-- BEGIN Available data --

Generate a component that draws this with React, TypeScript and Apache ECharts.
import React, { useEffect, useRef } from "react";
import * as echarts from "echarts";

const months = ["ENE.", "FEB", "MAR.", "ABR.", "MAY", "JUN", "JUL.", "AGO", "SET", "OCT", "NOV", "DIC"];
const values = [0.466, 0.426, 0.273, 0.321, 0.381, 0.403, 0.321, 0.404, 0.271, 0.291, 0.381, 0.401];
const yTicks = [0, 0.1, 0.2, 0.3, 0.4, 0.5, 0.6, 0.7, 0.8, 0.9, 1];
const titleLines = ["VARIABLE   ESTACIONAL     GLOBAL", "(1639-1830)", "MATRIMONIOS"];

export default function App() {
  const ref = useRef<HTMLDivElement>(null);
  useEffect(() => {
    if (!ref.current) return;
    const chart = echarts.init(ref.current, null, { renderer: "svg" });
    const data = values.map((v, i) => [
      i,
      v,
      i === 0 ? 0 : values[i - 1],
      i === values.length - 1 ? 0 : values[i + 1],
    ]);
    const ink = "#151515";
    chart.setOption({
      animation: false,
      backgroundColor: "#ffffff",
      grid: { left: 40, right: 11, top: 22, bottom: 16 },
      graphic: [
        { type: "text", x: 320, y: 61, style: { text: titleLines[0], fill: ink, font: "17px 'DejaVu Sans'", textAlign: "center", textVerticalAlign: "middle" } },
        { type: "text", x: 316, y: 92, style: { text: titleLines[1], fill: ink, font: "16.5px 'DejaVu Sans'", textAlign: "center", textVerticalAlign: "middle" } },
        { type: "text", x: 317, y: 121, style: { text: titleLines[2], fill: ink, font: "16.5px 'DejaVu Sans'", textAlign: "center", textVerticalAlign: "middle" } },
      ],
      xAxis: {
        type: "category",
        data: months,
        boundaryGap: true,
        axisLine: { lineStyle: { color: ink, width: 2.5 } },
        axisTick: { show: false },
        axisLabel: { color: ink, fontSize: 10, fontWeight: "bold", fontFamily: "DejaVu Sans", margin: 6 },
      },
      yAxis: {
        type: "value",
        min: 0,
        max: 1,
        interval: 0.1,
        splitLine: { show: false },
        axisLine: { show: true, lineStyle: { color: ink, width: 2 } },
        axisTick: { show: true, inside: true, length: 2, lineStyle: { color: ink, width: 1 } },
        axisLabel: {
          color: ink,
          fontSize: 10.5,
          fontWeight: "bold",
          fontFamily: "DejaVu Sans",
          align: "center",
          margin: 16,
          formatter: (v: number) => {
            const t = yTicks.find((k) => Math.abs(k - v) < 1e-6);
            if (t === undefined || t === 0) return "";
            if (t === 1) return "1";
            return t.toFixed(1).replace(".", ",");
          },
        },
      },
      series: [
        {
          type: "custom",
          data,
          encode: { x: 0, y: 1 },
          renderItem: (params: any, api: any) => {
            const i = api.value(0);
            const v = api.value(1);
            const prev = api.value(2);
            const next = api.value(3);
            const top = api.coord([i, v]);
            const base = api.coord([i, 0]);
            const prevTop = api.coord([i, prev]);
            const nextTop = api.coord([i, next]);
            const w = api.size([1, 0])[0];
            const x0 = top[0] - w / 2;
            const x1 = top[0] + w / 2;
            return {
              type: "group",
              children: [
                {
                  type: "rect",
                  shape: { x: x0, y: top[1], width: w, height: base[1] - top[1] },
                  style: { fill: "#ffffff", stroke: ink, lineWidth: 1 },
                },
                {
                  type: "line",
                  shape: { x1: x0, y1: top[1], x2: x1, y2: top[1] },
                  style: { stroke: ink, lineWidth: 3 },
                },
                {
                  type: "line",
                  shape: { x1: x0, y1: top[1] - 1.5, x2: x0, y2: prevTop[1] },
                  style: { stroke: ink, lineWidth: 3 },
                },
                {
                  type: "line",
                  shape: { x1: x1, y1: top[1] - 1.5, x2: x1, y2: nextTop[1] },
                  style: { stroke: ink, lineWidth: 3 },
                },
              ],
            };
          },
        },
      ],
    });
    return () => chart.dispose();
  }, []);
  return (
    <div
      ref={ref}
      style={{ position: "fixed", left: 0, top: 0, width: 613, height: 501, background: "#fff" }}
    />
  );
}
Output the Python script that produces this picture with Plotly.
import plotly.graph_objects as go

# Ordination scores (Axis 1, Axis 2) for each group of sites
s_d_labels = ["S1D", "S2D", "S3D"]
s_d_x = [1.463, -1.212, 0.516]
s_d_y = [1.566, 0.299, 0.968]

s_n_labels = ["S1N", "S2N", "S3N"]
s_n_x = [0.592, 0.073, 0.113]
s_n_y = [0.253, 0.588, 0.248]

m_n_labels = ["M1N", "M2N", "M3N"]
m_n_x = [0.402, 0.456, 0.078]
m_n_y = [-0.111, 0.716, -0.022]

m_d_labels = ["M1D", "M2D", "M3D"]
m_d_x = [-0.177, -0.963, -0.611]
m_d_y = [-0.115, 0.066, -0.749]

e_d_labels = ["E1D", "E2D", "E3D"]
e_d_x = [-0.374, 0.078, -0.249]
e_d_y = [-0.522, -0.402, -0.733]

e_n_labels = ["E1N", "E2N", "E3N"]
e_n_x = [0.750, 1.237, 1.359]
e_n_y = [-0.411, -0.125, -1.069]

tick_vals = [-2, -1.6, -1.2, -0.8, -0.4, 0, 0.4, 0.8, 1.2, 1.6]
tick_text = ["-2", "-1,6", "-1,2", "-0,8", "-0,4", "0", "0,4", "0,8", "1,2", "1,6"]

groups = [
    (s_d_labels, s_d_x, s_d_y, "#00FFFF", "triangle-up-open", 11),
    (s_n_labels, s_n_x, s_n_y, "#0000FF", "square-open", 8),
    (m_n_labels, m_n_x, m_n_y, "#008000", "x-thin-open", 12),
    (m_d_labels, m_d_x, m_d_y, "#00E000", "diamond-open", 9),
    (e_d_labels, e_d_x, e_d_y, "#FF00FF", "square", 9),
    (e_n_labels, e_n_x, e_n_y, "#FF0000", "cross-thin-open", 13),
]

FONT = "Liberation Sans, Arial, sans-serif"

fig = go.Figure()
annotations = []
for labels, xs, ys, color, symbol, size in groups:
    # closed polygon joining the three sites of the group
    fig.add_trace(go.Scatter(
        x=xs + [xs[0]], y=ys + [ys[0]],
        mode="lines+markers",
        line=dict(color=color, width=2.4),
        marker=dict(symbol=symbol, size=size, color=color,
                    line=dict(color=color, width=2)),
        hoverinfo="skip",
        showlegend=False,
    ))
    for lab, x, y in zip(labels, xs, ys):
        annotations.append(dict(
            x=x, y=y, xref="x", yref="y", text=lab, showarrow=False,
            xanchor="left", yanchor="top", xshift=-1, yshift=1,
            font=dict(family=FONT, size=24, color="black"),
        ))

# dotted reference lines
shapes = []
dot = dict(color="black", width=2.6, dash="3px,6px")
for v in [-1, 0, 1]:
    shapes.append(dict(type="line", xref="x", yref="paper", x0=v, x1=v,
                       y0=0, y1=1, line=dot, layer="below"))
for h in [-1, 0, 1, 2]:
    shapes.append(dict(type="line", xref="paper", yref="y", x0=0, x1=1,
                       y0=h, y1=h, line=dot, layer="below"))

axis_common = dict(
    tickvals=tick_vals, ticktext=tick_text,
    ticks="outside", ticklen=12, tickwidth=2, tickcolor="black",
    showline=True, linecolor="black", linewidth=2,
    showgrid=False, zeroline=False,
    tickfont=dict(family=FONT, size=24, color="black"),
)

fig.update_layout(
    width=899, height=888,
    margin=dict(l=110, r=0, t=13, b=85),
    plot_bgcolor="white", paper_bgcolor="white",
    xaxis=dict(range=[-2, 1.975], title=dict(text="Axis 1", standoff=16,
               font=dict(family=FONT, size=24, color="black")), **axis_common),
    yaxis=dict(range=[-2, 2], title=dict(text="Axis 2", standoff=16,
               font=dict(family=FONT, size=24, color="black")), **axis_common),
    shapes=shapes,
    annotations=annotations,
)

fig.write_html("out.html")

-- END Available data --

Above this instruction are the records; retype exactly the lines from the one containing "Output the Python" up to and including the one containing "e_n_y = [-0.411, -0.125, -1.069]".

Output the Python script that produces this picture with Plotly.
import plotly.graph_objects as go

# Ordination scores (Axis 1, Axis 2) for each group of sites
s_d_labels = ["S1D", "S2D", "S3D"]
s_d_x = [1.463, -1.212, 0.516]
s_d_y = [1.566, 0.299, 0.968]

s_n_labels = ["S1N", "S2N", "S3N"]
s_n_x = [0.592, 0.073, 0.113]
s_n_y = [0.253, 0.588, 0.248]

m_n_labels = ["M1N", "M2N", "M3N"]
m_n_x = [0.402, 0.456, 0.078]
m_n_y = [-0.111, 0.716, -0.022]

m_d_labels = ["M1D", "M2D", "M3D"]
m_d_x = [-0.177, -0.963, -0.611]
m_d_y = [-0.115, 0.066, -0.749]

e_d_labels = ["E1D", "E2D", "E3D"]
e_d_x = [-0.374, 0.078, -0.249]
e_d_y = [-0.522, -0.402, -0.733]

e_n_labels = ["E1N", "E2N", "E3N"]
e_n_x = [0.750, 1.237, 1.359]
e_n_y = [-0.411, -0.125, -1.069]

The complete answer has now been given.